--- Start of Recorded data ---

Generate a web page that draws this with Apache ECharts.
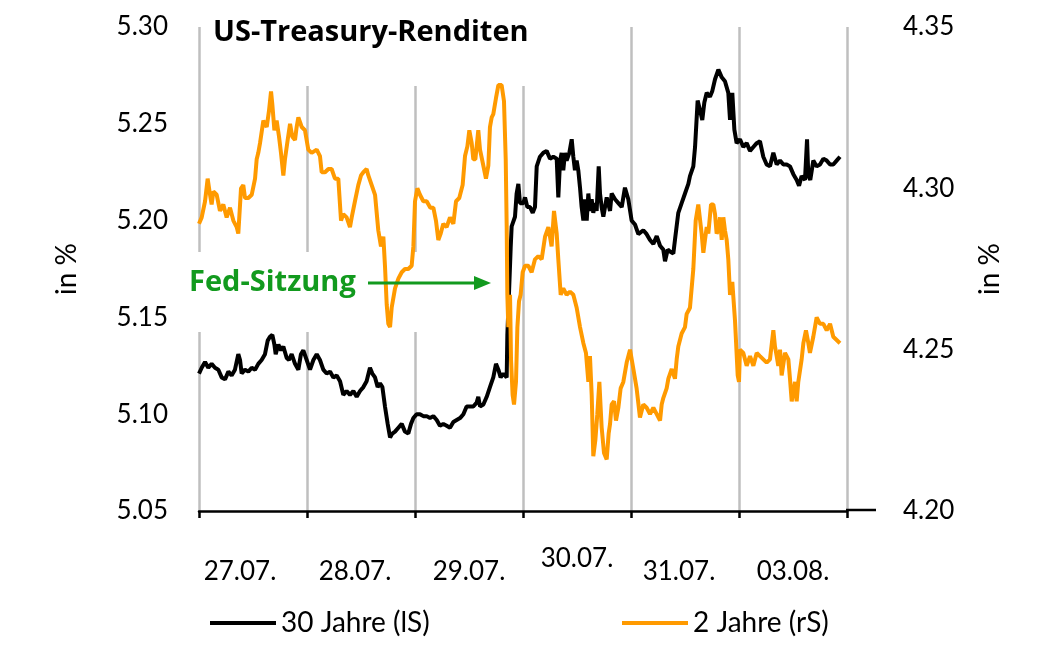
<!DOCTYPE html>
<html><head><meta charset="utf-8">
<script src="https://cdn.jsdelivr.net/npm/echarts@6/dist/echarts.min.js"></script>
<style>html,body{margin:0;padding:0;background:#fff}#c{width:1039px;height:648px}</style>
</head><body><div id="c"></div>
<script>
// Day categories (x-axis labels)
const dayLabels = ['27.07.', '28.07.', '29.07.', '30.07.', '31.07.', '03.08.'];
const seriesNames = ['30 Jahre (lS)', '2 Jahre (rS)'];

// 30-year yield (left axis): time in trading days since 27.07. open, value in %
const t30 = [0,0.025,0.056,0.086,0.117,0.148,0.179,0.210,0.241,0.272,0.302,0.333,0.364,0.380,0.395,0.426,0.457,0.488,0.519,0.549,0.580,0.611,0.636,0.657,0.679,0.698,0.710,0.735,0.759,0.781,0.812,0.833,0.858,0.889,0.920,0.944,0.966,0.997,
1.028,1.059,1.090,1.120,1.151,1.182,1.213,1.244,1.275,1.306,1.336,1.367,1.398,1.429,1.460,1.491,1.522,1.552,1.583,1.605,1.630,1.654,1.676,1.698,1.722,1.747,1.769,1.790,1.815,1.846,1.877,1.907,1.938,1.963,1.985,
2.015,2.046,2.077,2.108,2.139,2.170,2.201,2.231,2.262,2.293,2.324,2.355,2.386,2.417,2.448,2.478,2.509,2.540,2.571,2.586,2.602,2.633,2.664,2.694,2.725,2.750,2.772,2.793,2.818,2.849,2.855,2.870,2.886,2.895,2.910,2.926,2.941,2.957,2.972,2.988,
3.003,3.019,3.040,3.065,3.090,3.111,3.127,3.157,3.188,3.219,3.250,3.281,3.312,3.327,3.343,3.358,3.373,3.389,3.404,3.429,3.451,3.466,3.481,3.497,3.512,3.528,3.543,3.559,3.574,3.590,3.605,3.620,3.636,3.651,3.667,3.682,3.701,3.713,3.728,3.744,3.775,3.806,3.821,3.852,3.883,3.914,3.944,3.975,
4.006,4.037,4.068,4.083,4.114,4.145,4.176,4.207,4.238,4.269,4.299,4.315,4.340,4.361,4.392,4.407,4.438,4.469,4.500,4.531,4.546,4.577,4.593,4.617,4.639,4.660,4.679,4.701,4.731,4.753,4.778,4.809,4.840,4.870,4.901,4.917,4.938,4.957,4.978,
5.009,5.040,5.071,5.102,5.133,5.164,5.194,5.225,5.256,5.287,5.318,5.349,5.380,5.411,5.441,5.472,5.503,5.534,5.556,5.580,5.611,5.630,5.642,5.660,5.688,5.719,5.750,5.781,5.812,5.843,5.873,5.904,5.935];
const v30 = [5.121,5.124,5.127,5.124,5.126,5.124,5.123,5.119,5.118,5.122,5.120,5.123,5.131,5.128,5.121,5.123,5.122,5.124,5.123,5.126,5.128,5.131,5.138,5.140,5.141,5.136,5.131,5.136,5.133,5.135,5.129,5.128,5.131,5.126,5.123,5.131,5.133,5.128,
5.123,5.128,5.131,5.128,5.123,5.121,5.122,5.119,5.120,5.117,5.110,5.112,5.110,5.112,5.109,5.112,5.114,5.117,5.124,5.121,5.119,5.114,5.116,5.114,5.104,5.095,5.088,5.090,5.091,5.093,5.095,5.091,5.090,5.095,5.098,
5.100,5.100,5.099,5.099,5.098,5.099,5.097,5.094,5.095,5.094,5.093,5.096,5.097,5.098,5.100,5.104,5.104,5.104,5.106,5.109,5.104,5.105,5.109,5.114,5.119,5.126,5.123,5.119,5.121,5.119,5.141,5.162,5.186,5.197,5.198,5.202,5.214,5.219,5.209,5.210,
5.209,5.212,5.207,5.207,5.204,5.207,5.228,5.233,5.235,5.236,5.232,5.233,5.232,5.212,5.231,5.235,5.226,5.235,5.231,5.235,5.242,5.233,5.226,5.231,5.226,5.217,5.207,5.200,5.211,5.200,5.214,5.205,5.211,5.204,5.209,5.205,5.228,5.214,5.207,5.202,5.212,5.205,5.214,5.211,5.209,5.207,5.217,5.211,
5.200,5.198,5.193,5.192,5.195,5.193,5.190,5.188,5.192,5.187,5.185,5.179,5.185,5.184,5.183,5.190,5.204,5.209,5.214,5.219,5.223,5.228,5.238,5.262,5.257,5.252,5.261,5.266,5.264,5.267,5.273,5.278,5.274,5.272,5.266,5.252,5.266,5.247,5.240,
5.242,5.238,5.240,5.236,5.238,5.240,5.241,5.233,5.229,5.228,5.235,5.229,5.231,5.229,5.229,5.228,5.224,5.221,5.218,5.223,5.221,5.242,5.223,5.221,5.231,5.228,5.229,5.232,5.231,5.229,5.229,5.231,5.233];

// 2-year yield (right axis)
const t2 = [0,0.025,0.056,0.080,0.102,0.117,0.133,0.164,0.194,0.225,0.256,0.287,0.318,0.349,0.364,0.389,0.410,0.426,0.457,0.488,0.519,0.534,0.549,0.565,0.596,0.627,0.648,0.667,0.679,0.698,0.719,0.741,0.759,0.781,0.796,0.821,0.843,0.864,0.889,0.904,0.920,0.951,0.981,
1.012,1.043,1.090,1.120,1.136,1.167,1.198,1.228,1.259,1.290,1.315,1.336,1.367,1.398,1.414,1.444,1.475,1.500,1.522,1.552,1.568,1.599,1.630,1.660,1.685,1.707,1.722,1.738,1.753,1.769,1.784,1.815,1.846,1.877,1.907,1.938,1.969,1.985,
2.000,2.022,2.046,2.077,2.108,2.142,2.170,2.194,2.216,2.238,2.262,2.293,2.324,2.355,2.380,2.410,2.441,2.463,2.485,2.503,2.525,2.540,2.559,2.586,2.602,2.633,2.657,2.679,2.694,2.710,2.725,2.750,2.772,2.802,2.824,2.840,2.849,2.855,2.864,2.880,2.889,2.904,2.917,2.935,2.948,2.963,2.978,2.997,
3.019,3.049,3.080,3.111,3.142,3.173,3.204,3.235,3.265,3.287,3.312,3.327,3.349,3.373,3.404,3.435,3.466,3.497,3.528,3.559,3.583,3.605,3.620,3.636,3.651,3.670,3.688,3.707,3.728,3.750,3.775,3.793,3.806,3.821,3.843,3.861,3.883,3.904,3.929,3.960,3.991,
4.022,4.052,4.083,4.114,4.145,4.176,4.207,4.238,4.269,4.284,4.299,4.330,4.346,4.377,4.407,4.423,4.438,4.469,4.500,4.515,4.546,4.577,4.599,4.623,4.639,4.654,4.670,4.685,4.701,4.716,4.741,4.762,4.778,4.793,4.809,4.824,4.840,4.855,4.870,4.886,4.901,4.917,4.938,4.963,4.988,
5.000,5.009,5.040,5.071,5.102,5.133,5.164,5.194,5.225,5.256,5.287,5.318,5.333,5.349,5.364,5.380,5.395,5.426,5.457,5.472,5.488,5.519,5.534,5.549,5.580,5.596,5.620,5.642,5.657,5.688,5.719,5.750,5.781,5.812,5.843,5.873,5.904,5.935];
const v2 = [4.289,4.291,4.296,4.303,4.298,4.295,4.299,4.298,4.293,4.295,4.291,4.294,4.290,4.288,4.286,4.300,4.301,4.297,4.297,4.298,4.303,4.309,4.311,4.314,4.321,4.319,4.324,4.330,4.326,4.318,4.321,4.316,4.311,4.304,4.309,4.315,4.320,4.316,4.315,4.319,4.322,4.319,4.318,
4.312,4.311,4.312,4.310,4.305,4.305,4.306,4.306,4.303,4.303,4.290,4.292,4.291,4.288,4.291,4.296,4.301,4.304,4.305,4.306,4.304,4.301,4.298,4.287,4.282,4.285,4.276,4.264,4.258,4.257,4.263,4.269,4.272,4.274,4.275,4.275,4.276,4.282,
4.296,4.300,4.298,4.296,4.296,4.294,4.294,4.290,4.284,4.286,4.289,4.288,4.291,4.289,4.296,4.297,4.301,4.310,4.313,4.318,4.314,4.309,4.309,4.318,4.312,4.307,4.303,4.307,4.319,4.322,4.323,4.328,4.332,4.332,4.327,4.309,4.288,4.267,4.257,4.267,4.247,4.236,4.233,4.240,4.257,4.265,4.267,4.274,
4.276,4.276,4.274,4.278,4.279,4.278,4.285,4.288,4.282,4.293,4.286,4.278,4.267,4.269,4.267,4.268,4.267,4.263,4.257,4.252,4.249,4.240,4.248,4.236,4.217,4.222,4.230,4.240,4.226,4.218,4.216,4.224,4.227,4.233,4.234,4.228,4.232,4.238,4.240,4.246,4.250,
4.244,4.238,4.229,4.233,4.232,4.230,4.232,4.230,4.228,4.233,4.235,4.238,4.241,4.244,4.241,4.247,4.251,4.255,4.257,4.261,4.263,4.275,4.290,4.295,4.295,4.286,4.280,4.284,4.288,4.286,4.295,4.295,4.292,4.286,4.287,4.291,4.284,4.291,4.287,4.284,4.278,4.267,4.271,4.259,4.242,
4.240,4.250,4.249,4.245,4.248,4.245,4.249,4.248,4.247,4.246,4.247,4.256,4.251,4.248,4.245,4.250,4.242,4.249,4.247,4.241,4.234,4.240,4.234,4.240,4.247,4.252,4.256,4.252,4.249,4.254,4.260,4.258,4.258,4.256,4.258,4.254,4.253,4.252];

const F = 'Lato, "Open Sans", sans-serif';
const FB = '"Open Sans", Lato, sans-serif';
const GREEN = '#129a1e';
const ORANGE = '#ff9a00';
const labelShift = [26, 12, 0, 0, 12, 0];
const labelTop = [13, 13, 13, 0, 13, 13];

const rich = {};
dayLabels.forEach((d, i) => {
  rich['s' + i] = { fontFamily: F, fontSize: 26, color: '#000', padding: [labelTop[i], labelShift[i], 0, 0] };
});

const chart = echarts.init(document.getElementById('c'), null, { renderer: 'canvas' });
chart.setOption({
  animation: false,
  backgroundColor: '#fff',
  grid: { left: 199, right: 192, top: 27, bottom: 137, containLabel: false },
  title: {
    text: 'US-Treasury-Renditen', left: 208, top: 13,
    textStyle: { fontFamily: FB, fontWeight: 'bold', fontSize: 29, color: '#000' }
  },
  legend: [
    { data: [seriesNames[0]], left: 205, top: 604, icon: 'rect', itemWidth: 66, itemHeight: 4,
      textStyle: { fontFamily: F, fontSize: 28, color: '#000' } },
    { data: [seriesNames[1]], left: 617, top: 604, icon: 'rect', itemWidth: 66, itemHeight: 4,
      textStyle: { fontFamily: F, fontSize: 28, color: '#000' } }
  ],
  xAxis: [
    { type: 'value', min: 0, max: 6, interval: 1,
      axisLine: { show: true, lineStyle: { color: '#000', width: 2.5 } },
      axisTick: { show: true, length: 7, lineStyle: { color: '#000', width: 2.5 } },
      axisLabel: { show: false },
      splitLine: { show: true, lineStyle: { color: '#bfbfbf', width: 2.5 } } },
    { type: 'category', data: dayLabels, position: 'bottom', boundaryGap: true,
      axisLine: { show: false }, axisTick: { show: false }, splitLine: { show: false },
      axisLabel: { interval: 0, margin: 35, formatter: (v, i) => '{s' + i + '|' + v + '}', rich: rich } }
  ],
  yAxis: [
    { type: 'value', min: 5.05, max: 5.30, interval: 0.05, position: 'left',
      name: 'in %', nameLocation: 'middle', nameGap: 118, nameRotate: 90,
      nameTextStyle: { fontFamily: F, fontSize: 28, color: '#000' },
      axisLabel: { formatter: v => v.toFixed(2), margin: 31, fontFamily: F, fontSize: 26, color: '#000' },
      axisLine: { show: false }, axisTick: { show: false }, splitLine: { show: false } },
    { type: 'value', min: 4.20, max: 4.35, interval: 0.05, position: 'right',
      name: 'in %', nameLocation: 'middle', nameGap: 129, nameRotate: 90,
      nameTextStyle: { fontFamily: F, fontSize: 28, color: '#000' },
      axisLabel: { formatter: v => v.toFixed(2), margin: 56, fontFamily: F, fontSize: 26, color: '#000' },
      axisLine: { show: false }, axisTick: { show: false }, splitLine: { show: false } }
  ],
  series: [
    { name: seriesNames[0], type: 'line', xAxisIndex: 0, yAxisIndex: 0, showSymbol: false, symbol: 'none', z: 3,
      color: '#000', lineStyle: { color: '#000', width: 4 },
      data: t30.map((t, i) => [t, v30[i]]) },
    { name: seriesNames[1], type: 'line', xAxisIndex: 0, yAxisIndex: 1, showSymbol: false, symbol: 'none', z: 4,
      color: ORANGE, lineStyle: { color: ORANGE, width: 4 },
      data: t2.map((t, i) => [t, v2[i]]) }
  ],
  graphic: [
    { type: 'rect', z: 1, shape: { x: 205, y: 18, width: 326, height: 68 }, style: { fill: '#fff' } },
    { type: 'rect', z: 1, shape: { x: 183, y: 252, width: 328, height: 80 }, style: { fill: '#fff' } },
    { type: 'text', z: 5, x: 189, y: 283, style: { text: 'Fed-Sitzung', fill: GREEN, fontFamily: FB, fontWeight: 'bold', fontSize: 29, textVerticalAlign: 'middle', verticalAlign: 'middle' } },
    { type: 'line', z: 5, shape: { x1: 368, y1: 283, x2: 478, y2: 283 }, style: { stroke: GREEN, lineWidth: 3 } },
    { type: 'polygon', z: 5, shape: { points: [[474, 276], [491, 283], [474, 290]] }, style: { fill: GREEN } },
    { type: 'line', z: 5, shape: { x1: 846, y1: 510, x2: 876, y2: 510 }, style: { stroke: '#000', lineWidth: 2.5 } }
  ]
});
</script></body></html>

--- End of Recorded data ---

▸ Stated problem: Write out the lines from the start of the material to the line with "const seriesNames = ['30", inclusive and exactly. Skip the pictures.

▸ Exercise solution:
Generate a web page that draws this with Apache ECharts.
<!DOCTYPE html>
<html><head><meta charset="utf-8">
<script src="https://cdn.jsdelivr.net/npm/echarts@6/dist/echarts.min.js"></script>
<style>html,body{margin:0;padding:0;background:#fff}#c{width:1039px;height:648px}</style>
</head><body><div id="c"></div>
<script>
// Day categories (x-axis labels)
const dayLabels = ['27.07.', '28.07.', '29.07.', '30.07.', '31.07.', '03.08.'];
const seriesNames = ['30 Jahre (lS)', '2 Jahre (rS)'];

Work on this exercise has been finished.